"Cyborg" Isn't Dropping to 135 Pounds

A lighter Cristiane Justino is Holly Holm's second casualty.
December 8, 2015, 5:20pm
Photo by Josh Hedges/Zuffa LLC

For years, whenever the prospect of a fight between them came into discussion, Ronda Rousey and Cristiane "Cyborg" Justino became monuments to stubbornness, and each had her reasons. Justino, the erstwhile Strikeforce mauler at 145 pounds who sent Gina Carano to the shadows, sniped at Rousey from her perch as Invicta FC's featherweight champion while waffling about whether a drop to 135 pounds—the upper limit for female fighters in the UFC—was possible or healthy with her single-digit-body-fat frame. Rousey, the face of women's MMA and the UFC champion at 135 pounds, refused to return to the weight where she began her career, because why should a champion chase a ballooned-up, once-caught steroid cheat of a challenger and show deference along the way? And yet the specter of Cyborg materialized every time we time we talked about Rousey's proclivity for finishing too many opponents too quickly, which seems like an eternity ago.

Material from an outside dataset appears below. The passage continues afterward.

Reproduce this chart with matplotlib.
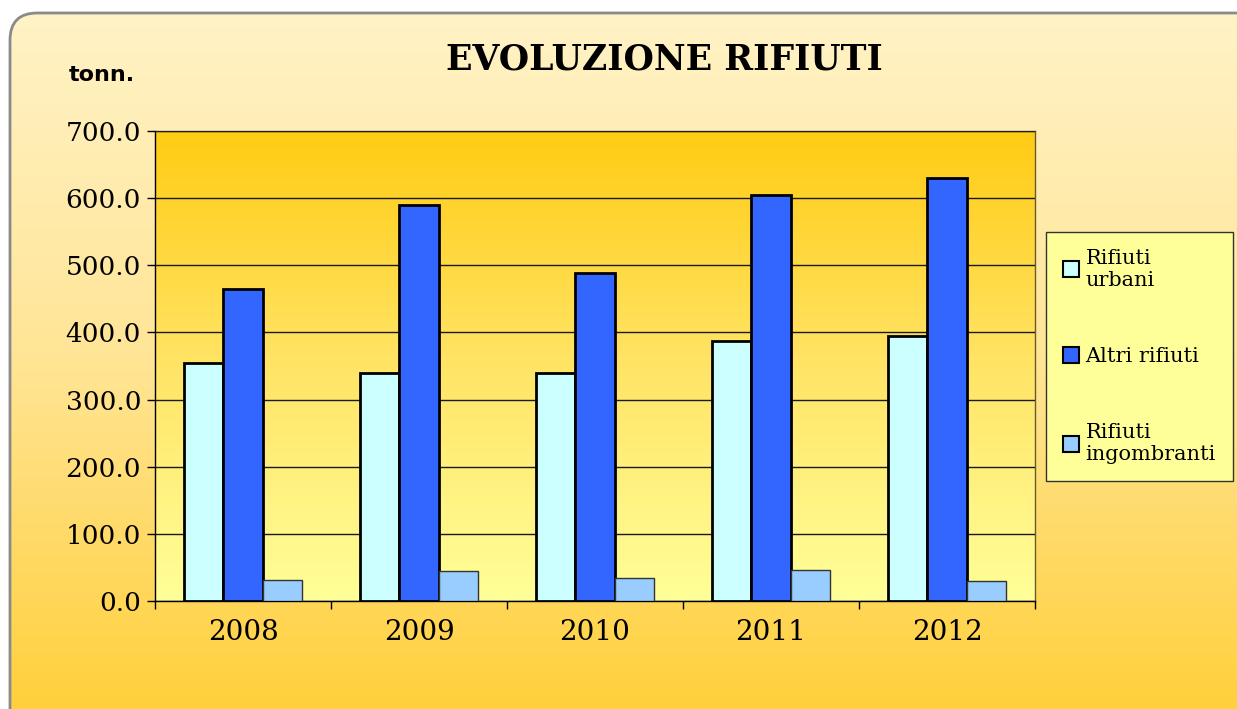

It was a fantasy match-up of Couture-Emelianenko proportions between two of the best 135-pound females, and conviction rendered it just as unlikely to happen until time and circumstance intervened. On the eve of Rousey's fight with Holly Holm at UFC 193, UFC president Dana White said Justino was "probably" next in line for a title shot if she could make 135 pounds. Meanwhile, Justino ostensibly worked to scrape 10 pounds from her competition form slowly, somehow, and while under a very specific contract with Zuffa. Her next Invicta bout was an incremental step down—at 140 pounds against Cindy Dandois at Invicta FC 15 on January 16—and she had the progress pics to prove it.

But the impossible begins to look inevitable right up until the moment that it isn't, and that moment arrived about the same time Holm put her foot to Rousey's jaw. And with an immediate rematch in the works, Justino's future at 135 pounds is the second casualty of Holm's reign: last weekend, Invicta president Shannon Knapp announced that Justino would defend her 145-pound title on January 16 against Daria Ibragimova, a 9-1 Russian fighter making her promotional debut, instead of weighing in five pounds lighter on the road to Rousey.

Justino shared her rationale and defense of the status quo in a blog post on her personal website. A major reason, she writes, is USADA's recently enacted ban on IV rehydration: "…as a Team we felt it was best to make 145lbs without the usual IV Rehydration methods I am use to. Another thing people have failed to mention; is that even though I will not be allowed rehydrate with the IV, my Russian opponent, will, if she wants, since she is not subject to ZUFFA'S USADA testing program."

Elsewhere, Justino gives mixed messages on a possible future at 135 pounds. "Moving forward I feel a healthy 135lbs Cris Cyborg is not a realistic goal," she writes (emphasis hers), before outlining her recent bantamweight-focused diet and exercise regimen and concluding "… we have not gotten me to a place where I feel confident in my ability to make 135lbs and at this time I feel even 140lbs would compromise some of the strength and power I am known for." But later, she offers up the possibility of a bout against Holm at an unspecified weight, adding: "I am still open to the idea of trying to fight at a lower weight however it would have to come with a plan by the promotion for a quality opponent with marketing to give it the Superfight feeling it deserves." A perceived lack of promotional muscle is key to Justino's dissatisfaction, and she takes her Zuffa promoters to task for relegating her own championship fights to the hinterlands of Fight Pass at the same time they formulate a reality show to find CM Punk's first opponent, for Joe Rogan's failure to acknowledge her as a UFC-contracted fighter until he apologized for a crass joke, and for booking Rousey in a rematch after her one-sided loss to Holm.

What goes unsaid is that stubbornness makes for compelling build-up at the same time that it threatens to sail right past the most opportune moment. It turned the gap between the fantasy and the reality of Rousey-Justino into a distance that couldn't be traveled in time. Once, Justino was Rousey's foil in a way that Holly Holm couldn't be. Now, Holm is that foil. Those five added pounds Justino will carry on January 16? For now, that's the measure of resignation.